Seeking Services

The Pentagon still spends billions on big-ticket hardware, but is shifting much of its spending to service contracts.

There are few surprises among the names atop the list of the biggest Defense contractors for fiscal 2003. Arms manufacturing giants such as Lockheed Martin Corp. and Boeing Co. lead the pack, as they have for several years, followed by information technology firms such as Computer Sciences Corp. and SAIC. But closer scrutiny shows the impact that military operations, especially the wars in Iraq and Afghanistan, are having on military spending. Halliburton Co., a services contractor, has vaulted into the top ranks of Defense firms.

"Our budget for contracted goods and services over the past five years has moved more and more toward service contracts and away from simply hard goods," said Michael Wynne, principal deputy undersecretary of Defense for acquisition and technology, at a June hearing of a House Armed Services subcommittee. "This change is the reflection of our desire to buy capabilities. When we buy capabilities, contracts that once fell under the heading of goods are now considered service contracts."

Wynne added that over the past five years, Defense has consistently spent more money on services than on equipment or supplies. Previously, purchases of goods and supplies had always exceeded spending under service contracts.
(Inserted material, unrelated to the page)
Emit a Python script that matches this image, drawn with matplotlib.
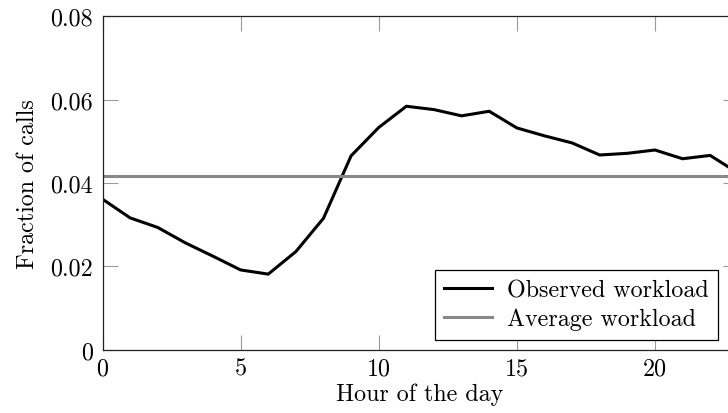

Halliburton has been the biggest beneficiary of the recent trend, attracting both dollars and controversy by winning large service contracts to assist the armed forces in rebuilding and stabilizing Iraq. The company received more than five times as much in Defense contracts in fiscal 2003 as it did the previous year. In fiscal 2002, the Texas-based firm was the 30th-ranked Pentagon contractor with $491 million in awards. In fiscal 2003, the company received more than $3 billion in contracts, putting it in Defense's top 10.

The trend toward services comes at a time when Pentagon spending on hardware has leveled off, at least temporarily. For fiscal 2005, the Bush administration proposed a $143.8 billion acquisition budget ($68.9 billion for research, development, test and evaluation and $74.9 for procurement) that is slightly smaller than the current year's $145.7 billion budget.

"The budget before you is, in a real sense, a request for the second installment of funding for the priorities set out in the president's 2004 budget request," Defense Secretary Donald Rumsfeld told the Senate Armed Services Committee in February. "We did not rebuild every program. We made changes to just 5 percent of the department's planned 2005 budget, and then only on high-interest and must-fix issues-and then only when the costs incurred to mitigate risk could be matched by savings elsewhere in the budget."

The Pentagon's budget continues to highlight military transformation, with nearly one of every five acquisition dollars ($29 billion) going toward investment in transforming military capabilities, Rumsfeld said. For example, the Pentagon wants to spend $775 million on the Transformational Communications Satellite, which will reduce the time it takes to send imagery around the battlefield from several minutes to less than a second.

Other spending priorities outlined in the Pentagon's fiscal 2005 plans include: $10.3 billion for missile defense systems; $3.2 billion for the Army's Future Combat System; $700 million for the Joint Unmanned Combat Air System; $14.1 billion for tactical aircraft such as the Joint Strike fighter, the Air Force's F-22 fighter, the Navy's F-18 fighter and the Marine Corps V-22 Osprey tilt-rotor aircraft; $11.1 billion for nine new Navy ships; and $600 million for the Joint Tactical Radio System.